## Records for processing
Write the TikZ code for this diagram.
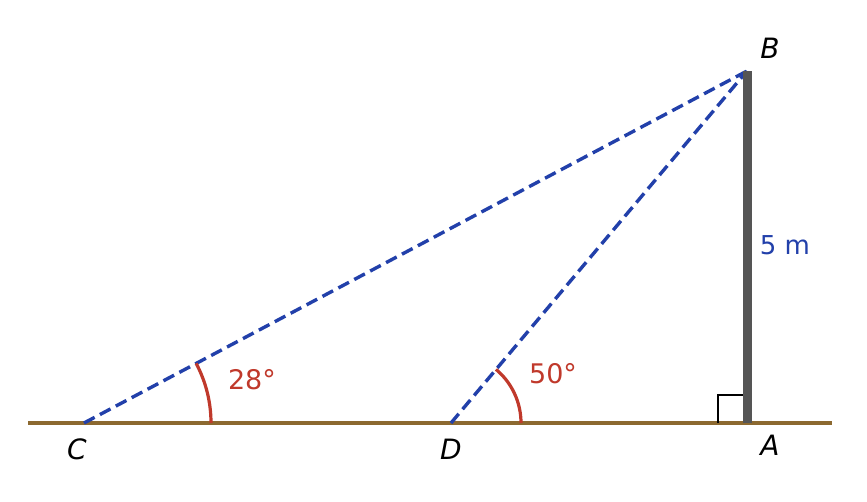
\documentclass[tikz,border=0pt]{standalone}
\usepackage{fontspec}
\setmainfont{DejaVu Sans}
\definecolor{rayblue}{RGB}{34,64,170}
\definecolor{anglered}{RGB}{192,57,43}
\definecolor{groundbrown}{RGB}{140,105,48}
\definecolor{polegray}{RGB}{85,85,85}
\usetikzlibrary{positioning}

\begin{document}
\begin{tikzpicture}[x=1pt,y=1pt,
    ray/.style={rayblue,line width=3.4pt,dash pattern=on 12pt off 6pt},
    anglearc/.style={anglered,line width=3.2pt},
    pointlbl/.style={inner sep=0pt,font=\fontsize{28}{30}\selectfont\itshape},
    anglelbl/.style={inner sep=0pt,anglered,font=\fontsize{27}{30}\selectfont}]
    \useasboundingbox (0,0) rectangle (867,501);
    \coordinate (gl) at ( 28, 78);
    \coordinate (gr) at (832, 78);
    \coordinate (C)  at ( 84, 78);
    \coordinate (D)  at (451, 78);
    \coordinate (A)  at (747, 78);
    \coordinate (B)  at (747,430);
    \draw[groundbrown,line width=3.2pt] (gl) -- (gr);
    \draw[black,line width=2.8pt] (718,78) |- (747,106);
    \draw[ray] (C) -- (B);
    \draw[ray] (D) -- (B);
    \draw[polegray,line width=9pt] (A) -- (B);
    \draw[anglearc] ([xshift=127pt]C) arc[start angle=0,end angle=28,radius=127];
    \draw[anglearc] ([xshift= 70pt]D) arc[start angle=0,end angle=50,radius= 70];
    \node[pointlbl] (lB) at (770,453) {B};
    \node[pointlbl] (lA) at (770, 56) {A};
    \node[pointlbl] (lC) at ( 77, 52) {C};
    \node[pointlbl] (lD) at (451, 52) {D};
    \node[anglelbl] (a28) at (252,121) {28°};
    \node[anglelbl] (a50) at (553,127) {50°};
    \node[inner sep=0pt,rayblue,font=\fontsize{26}{30}\selectfont] (h) at (785,256) {5 m};
\end{tikzpicture}
\end{document}
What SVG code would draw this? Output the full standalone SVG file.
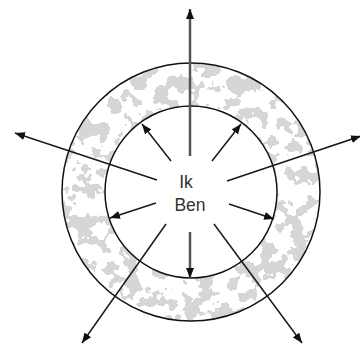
<svg xmlns="http://www.w3.org/2000/svg" width="360" height="347" viewBox="0 0 360 347">
<style>
.ln{stroke:#1a1a1a;stroke-width:1.5;fill:none}
.gl{stroke:#555;stroke-width:2.5;fill:none}
.ring{fill:none;stroke:#111;stroke-width:1.5}
.lbl{font-family:"Liberation Sans",Arial,sans-serif;font-size:17.5px;fill:#333;text-anchor:middle}
</style>
<defs>
<marker id="ah" markerWidth="10" markerHeight="8" refX="10" refY="4" orient="auto" markerUnits="userSpaceOnUse"><path d="M0,0 L10,4 L0,8 Z" fill="#111"/></marker>
<clipPath id="annulus"><path clip-rule="evenodd" fill-rule="evenodd" d="M62,192 a129,129 0 1,0 258,0 a129,129 0 1,0 -258,0 Z M105,192 a86,86 0 1,0 172,0 a86,86 0 1,0 -172,0 Z"/></clipPath>
<filter id="speck" x="0" y="0" width="100%" height="100%" filterUnits="userSpaceOnUse">
<feTurbulence type="fractalNoise" baseFrequency="0.065" numOctaves="3" seed="7" result="n"/>
<feColorMatrix in="n" type="matrix" values="0 0 0 0 0.67 0 0 0 0 0.67 0 0 0 0 0.67 1.6 0 0 0 -0.3"/>
<feComponentTransfer><feFuncA type="discrete" tableValues="0 0 0 0 0 0 0 0 0 0 0 1 1 1 1 1 1 1 1 1"/></feComponentTransfer>
</filter>
</defs>
<rect width="360" height="347" fill="#fff"/>
<g id="ring">
<g clip-path="url(#annulus)"><rect x="0" y="0" width="360" height="347" filter="url(#speck)"/></g>
<circle class="ring" cx="191" cy="192" r="129"/>
<circle class="ring" cx="191" cy="192" r="86"/>
</g>
<g id="connectors">
<line class="gl" x1="190" y1="156" x2="190" y2="9" marker-end="url(#ah)"/>
<line class="gl" x1="190" y1="232" x2="190" y2="278" marker-end="url(#ah)"/>
<line class="ln" x1="171" y1="161" x2="142" y2="124" marker-end="url(#ah)"/>
<line class="ln" x1="212" y1="161" x2="241" y2="124" marker-end="url(#ah)"/>
<line class="ln" x1="157" y1="180" x2="15" y2="133" marker-end="url(#ah)"/>
<line class="ln" x1="227" y1="181" x2="361" y2="136" marker-end="url(#ah)"/>
<line class="ln" x1="156" y1="203" x2="110" y2="218" marker-end="url(#ah)"/>
<line class="ln" x1="229" y1="204" x2="274" y2="219" marker-end="url(#ah)"/>
<line class="ln" x1="166" y1="224" x2="82" y2="343" marker-end="url(#ah)"/>
<line class="ln" x1="214" y1="224" x2="302" y2="343" marker-end="url(#ah)"/>
</g>
<g id="label">
<text class="lbl" x="186" y="188">Ik</text>
<text class="lbl" x="190" y="211">Ben</text>
</g>
</svg>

## Instruction
Copy all the entries word for word. Omit any pictures.

## Solution to the exercise
Write the TikZ code for this diagram.
\documentclass[tikz,border=0pt]{standalone}
\usepackage{fontspec}
\setmainfont{DejaVu Sans}
\definecolor{rayblue}{RGB}{34,64,170}
\definecolor{anglered}{RGB}{192,57,43}
\definecolor{groundbrown}{RGB}{140,105,48}
\definecolor{polegray}{RGB}{85,85,85}
\usetikzlibrary{positioning}

\begin{document}
\begin{tikzpicture}[x=1pt,y=1pt,
    ray/.style={rayblue,line width=3.4pt,dash pattern=on 12pt off 6pt},
    anglearc/.style={anglered,line width=3.2pt},
    pointlbl/.style={inner sep=0pt,font=\fontsize{28}{30}\selectfont\itshape},
    anglelbl/.style={inner sep=0pt,anglered,font=\fontsize{27}{30}\selectfont}]
    \useasboundingbox (0,0) rectangle (867,501);
    \coordinate (gl) at ( 28, 78);
    \coordinate (gr) at (832, 78);
    \coordinate (C)  at ( 84, 78);
    \coordinate (D)  at (451, 78);
    \coordinate (A)  at (747, 78);
    \coordinate (B)  at (747,430);
    \draw[groundbrown,line width=3.2pt] (gl) -- (gr);
    \draw[black,line width=2.8pt] (718,78) |- (747,106);
    \draw[ray] (C) -- (B);
    \draw[ray] (D) -- (B);
    \draw[polegray,line width=9pt] (A) -- (B);
    \draw[anglearc] ([xshift=127pt]C) arc[start angle=0,end angle=28,radius=127];
    \draw[anglearc] ([xshift= 70pt]D) arc[start angle=0,end angle=50,radius= 70];
    \node[pointlbl] (lB) at (770,453) {B};
    \node[pointlbl] (lA) at (770, 56) {A};
    \node[pointlbl] (lC) at ( 77, 52) {C};
    \node[pointlbl] (lD) at (451, 52) {D};
    \node[anglelbl] (a28) at (252,121) {28°};
    \node[anglelbl] (a50) at (553,127) {50°};
    \node[inner sep=0pt,rayblue,font=\fontsize{26}{30}\selectfont] (h) at (785,256) {5 m};
\end{tikzpicture}
\end{document}
What SVG code would draw this? Output the full standalone SVG file.
<svg xmlns="http://www.w3.org/2000/svg" width="360" height="347" viewBox="0 0 360 347">
<style>
.ln{stroke:#1a1a1a;stroke-width:1.5;fill:none}
.gl{stroke:#555;stroke-width:2.5;fill:none}
.ring{fill:none;stroke:#111;stroke-width:1.5}
.lbl{font-family:"Liberation Sans",Arial,sans-serif;font-size:17.5px;fill:#333;text-anchor:middle}
</style>
<defs>
<marker id="ah" markerWidth="10" markerHeight="8" refX="10" refY="4" orient="auto" markerUnits="userSpaceOnUse"><path d="M0,0 L10,4 L0,8 Z" fill="#111"/></marker>
<clipPath id="annulus"><path clip-rule="evenodd" fill-rule="evenodd" d="M62,192 a129,129 0 1,0 258,0 a129,129 0 1,0 -258,0 Z M105,192 a86,86 0 1,0 172,0 a86,86 0 1,0 -172,0 Z"/></clipPath>
<filter id="speck" x="0" y="0" width="100%" height="100%" filterUnits="userSpaceOnUse">
<feTurbulence type="fractalNoise" baseFrequency="0.065" numOctaves="3" seed="7" result="n"/>
<feColorMatrix in="n" type="matrix" values="0 0 0 0 0.67 0 0 0 0 0.67 0 0 0 0 0.67 1.6 0 0 0 -0.3"/>
<feComponentTransfer><feFuncA type="discrete" tableValues="0 0 0 0 0 0 0 0 0 0 0 1 1 1 1 1 1 1 1 1"/></feComponentTransfer>
</filter>
</defs>
<rect width="360" height="347" fill="#fff"/>
<g id="ring">
<g clip-path="url(#annulus)"><rect x="0" y="0" width="360" height="347" filter="url(#speck)"/></g>
<circle class="ring" cx="191" cy="192" r="129"/>
<circle class="ring" cx="191" cy="192" r="86"/>
</g>
<g id="connectors">
<line class="gl" x1="190" y1="156" x2="190" y2="9" marker-end="url(#ah)"/>
<line class="gl" x1="190" y1="232" x2="190" y2="278" marker-end="url(#ah)"/>
<line class="ln" x1="171" y1="161" x2="142" y2="124" marker-end="url(#ah)"/>
<line class="ln" x1="212" y1="161" x2="241" y2="124" marker-end="url(#ah)"/>
<line class="ln" x1="157" y1="180" x2="15" y2="133" marker-end="url(#ah)"/>
<line class="ln" x1="227" y1="181" x2="361" y2="136" marker-end="url(#ah)"/>
<line class="ln" x1="156" y1="203" x2="110" y2="218" marker-end="url(#ah)"/>
<line class="ln" x1="229" y1="204" x2="274" y2="219" marker-end="url(#ah)"/>
<line class="ln" x1="166" y1="224" x2="82" y2="343" marker-end="url(#ah)"/>
<line class="ln" x1="214" y1="224" x2="302" y2="343" marker-end="url(#ah)"/>
</g>
<g id="label">
<text class="lbl" x="186" y="188">Ik</text>
<text class="lbl" x="190" y="211">Ben</text>
</g>
</svg>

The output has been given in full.